§ WHAT IS EXPECTED: Write the listing below out again exactly, dropping the images.

[A block of data]
------
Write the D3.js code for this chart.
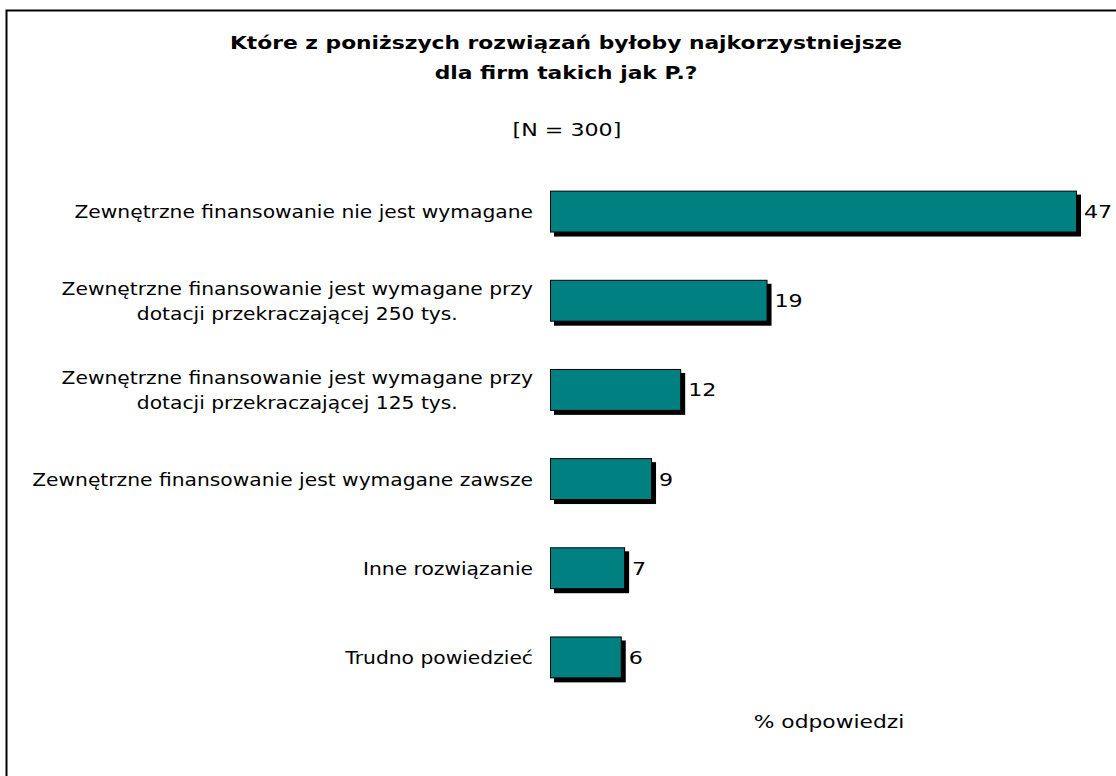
<!DOCTYPE html>
<html>
<head>
<meta charset="utf-8">
<script src="https://cdn.jsdelivr.net/npm/d3@7"></script>
<style>
  body { margin: 0; background: #fff; }
  text { font-family: "DejaVu Sans", Verdana, sans-serif; fill: #000; }
</style>
</head>
<body>
<svg id="chart" width="1116" height="776"></svg>
<script>
// categories (each entry is the lines of one label)
var categories = [
    ["Zewnętrzne finansowanie nie jest wymagane"],
    ["Zewnętrzne finansowanie jest wymagane przy", "dotacji przekraczającej 250 tys."],
    ["Zewnętrzne finansowanie jest wymagane przy", "dotacji przekraczającej 125 tys."],
    ["Zewnętrzne finansowanie jest wymagane zawsze"],
    ["Inne rozwiązanie"],
    ["Trudno powiedzieć"]
];
var values = [47, 19.4, 11.7, 9.1, 6.7, 6.4];
var valueLabels = ["47", "19", "12", "9", "7", "6"];

var titleLines = ["Które z poniższych rozwiązań byłoby najkorzystniejsze", "dla firm takich jak P.?"];
var subtitle = "[N = 300]";
var axisTitle = "% odpowiedzi";

// the original font is wider than DejaVu at the same height,
// so stretch glyphs horizontally by k
function stretch(node, k) {
    var len = node.getComputedTextLength();
    d3.select(node)
        .attr("textLength", len * k)
        .attr("lengthAdjust", "spacingAndGlyphs");
    return len * k;
}

var svg = d3.select("#chart");

// frame, runs off the right and bottom edges
svg.append("rect")
    .attr("x", 6.5).attr("y", 10.5)
    .attr("width", 1200).attr("height", 900)
    .attr("fill", "none").attr("stroke", "#000").attr("stroke-width", 2);

svg.selectAll("text.title")
    .data(titleLines)
    .enter().append("text")
    .attr("class", "title")
    .attr("x", 566)
    .attr("y", function(d, i) { return 49 + i * 30; })
    .attr("text-anchor", "middle")
    .style("font-weight", "bold")
    .style("font-size", "18px")
    .text(function(d) { return d; })
    .each(function() { stretch(this, 1.21); });

svg.append("text")
    .attr("x", 567).attr("y", 136)
    .attr("text-anchor", "middle")
    .style("font-size", "18px")
    .text(subtitle)
    .each(function() { stretch(this, 1.23); });

var x = d3.scaleLinear().domain([0, 47]).range([550, 1077]);
var y = d3.scaleBand()
    .domain(d3.range(categories.length))
    .range([167, 702])
    .paddingInner(0.53)
    .paddingOuter(0.265);

var rows = svg.append("g").selectAll("g.row")
    .data(values)
    .enter().append("g")
    .attr("class", "row");

// shadow
rows.append("rect")
    .attr("x", x(0) + 4)
    .attr("y", function(d, i) { return y(i) + 4; })
    .attr("width", function(d) { return x(d) - x(0); })
    .attr("height", y.bandwidth())
    .attr("fill", "#000");

rows.append("rect")
    .attr("x", x(0) + 0.5)
    .attr("y", function(d, i) { return y(i) + 0.5; })
    .attr("width", function(d) { return x(d) - x(0) - 1; })
    .attr("height", y.bandwidth() - 1)
    .attr("fill", "#008080")
    .attr("stroke", "#000")
    .attr("stroke-width", 1);

rows.append("text")
    .attr("x", function(d) { return x(d) + 7; })
    .attr("y", function(d, i) { return y(i) + y.bandwidth() / 2; })
    .attr("dy", "0.36em")
    .style("font-size", "18px")
    .text(function(d, i) { return valueLabels[i]; })
    .each(function() { stretch(this, 1.23); });

// category labels: block right-aligned, lines centred on each other
categories.forEach(function(lines, i) {
    var t = svg.append("text")
        .attr("text-anchor", "middle")
        .style("font-size", "18px");
    var spans = t.selectAll("tspan")
        .data(lines)
        .enter().append("tspan")
        .text(function(d) { return d; });
    var maxW = 0;
    spans.each(function() { maxW = Math.max(maxW, stretch(this, 1.125)); });
    var cx = 533 - maxW / 2;
    var cy = y(i) + y.bandwidth() / 2;
    var lh = 25;
    spans.attr("x", cx)
        .attr("y", function(d, j) { return cy + (j - (lines.length - 1) / 2) * lh; })
        .attr("dy", "0.36em");
});

svg.append("text")
    .attr("x", 829).attr("y", 728)
    .attr("text-anchor", "middle")
    .style("font-size", "18px")
    .text(axisTitle)
    .each(function() { stretch(this, 1.21); });
</script>
</body>
</html>
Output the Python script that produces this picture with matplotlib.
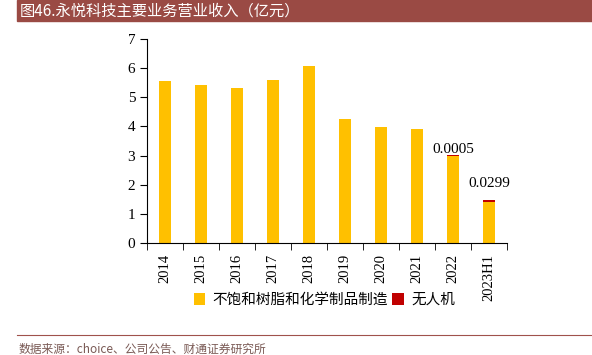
------
§ PROBLEM SOLUTION:
Write the D3.js code for this chart.
<!DOCTYPE html>
<html>
<head>
<meta charset="utf-8">
<script src="https://cdn.jsdelivr.net/npm/d3@7"></script>
<style>
  body { margin: 0; background: #fff; }
  text { font-family: "DejaVu Sans", Verdana, sans-serif; fill: #000; }
</style>
</head>
<body>
<svg id="chart" width="1116" height="776"></svg>
<script>
// categories (each entry is the lines of one label)
var categories = [
    ["Zewnętrzne finansowanie nie jest wymagane"],
    ["Zewnętrzne finansowanie jest wymagane przy", "dotacji przekraczającej 250 tys."],
    ["Zewnętrzne finansowanie jest wymagane przy", "dotacji przekraczającej 125 tys."],
    ["Zewnętrzne finansowanie jest wymagane zawsze"],
    ["Inne rozwiązanie"],
    ["Trudno powiedzieć"]
];
var values = [47, 19.4, 11.7, 9.1, 6.7, 6.4];
var valueLabels = ["47", "19", "12", "9", "7", "6"];

var titleLines = ["Które z poniższych rozwiązań byłoby najkorzystniejsze", "dla firm takich jak P.?"];
var subtitle = "[N = 300]";
var axisTitle = "% odpowiedzi";

// the original font is wider than DejaVu at the same height,
// so stretch glyphs horizontally by k
function stretch(node, k) {
    var len = node.getComputedTextLength();
    d3.select(node)
        .attr("textLength", len * k)
        .attr("lengthAdjust", "spacingAndGlyphs");
    return len * k;
}

var svg = d3.select("#chart");

// frame, runs off the right and bottom edges
svg.append("rect")
    .attr("x", 6.5).attr("y", 10.5)
    .attr("width", 1200).attr("height", 900)
    .attr("fill", "none").attr("stroke", "#000").attr("stroke-width", 2);

svg.selectAll("text.title")
    .data(titleLines)
    .enter().append("text")
    .attr("class", "title")
    .attr("x", 566)
    .attr("y", function(d, i) { return 49 + i * 30; })
    .attr("text-anchor", "middle")
    .style("font-weight", "bold")
    .style("font-size", "18px")
    .text(function(d) { return d; })
    .each(function() { stretch(this, 1.21); });

svg.append("text")
    .attr("x", 567).attr("y", 136)
    .attr("text-anchor", "middle")
    .style("font-size", "18px")
    .text(subtitle)
    .each(function() { stretch(this, 1.23); });

var x = d3.scaleLinear().domain([0, 47]).range([550, 1077]);
var y = d3.scaleBand()
    .domain(d3.range(categories.length))
    .range([167, 702])
    .paddingInner(0.53)
    .paddingOuter(0.265);

var rows = svg.append("g").selectAll("g.row")
    .data(values)
    .enter().append("g")
    .attr("class", "row");

// shadow
rows.append("rect")
    .attr("x", x(0) + 4)
    .attr("y", function(d, i) { return y(i) + 4; })
    .attr("width", function(d) { return x(d) - x(0); })
    .attr("height", y.bandwidth())
    .attr("fill", "#000");

rows.append("rect")
    .attr("x", x(0) + 0.5)
    .attr("y", function(d, i) { return y(i) + 0.5; })
    .attr("width", function(d) { return x(d) - x(0) - 1; })
    .attr("height", y.bandwidth() - 1)
    .attr("fill", "#008080")
    .attr("stroke", "#000")
    .attr("stroke-width", 1);

rows.append("text")
    .attr("x", function(d) { return x(d) + 7; })
    .attr("y", function(d, i) { return y(i) + y.bandwidth() / 2; })
    .attr("dy", "0.36em")
    .style("font-size", "18px")
    .text(function(d, i) { return valueLabels[i]; })
    .each(function() { stretch(this, 1.23); });

// category labels: block right-aligned, lines centred on each other
categories.forEach(function(lines, i) {
    var t = svg.append("text")
        .attr("text-anchor", "middle")
        .style("font-size", "18px");
    var spans = t.selectAll("tspan")
        .data(lines)
        .enter().append("tspan")
        .text(function(d) { return d; });
    var maxW = 0;
    spans.each(function() { maxW = Math.max(maxW, stretch(this, 1.125)); });
    var cx = 533 - maxW / 2;
    var cy = y(i) + y.bandwidth() / 2;
    var lh = 25;
    spans.attr("x", cx)
        .attr("y", function(d, j) { return cy + (j - (lines.length - 1) / 2) * lh; })
        .attr("dy", "0.36em");
});

svg.append("text")
    .attr("x", 829).attr("y", 728)
    .attr("text-anchor", "middle")
    .style("font-size", "18px")
    .text(axisTitle)
    .each(function() { stretch(this, 1.21); });
</script>
</body>
</html>
Output the Python script that produces this picture with matplotlib.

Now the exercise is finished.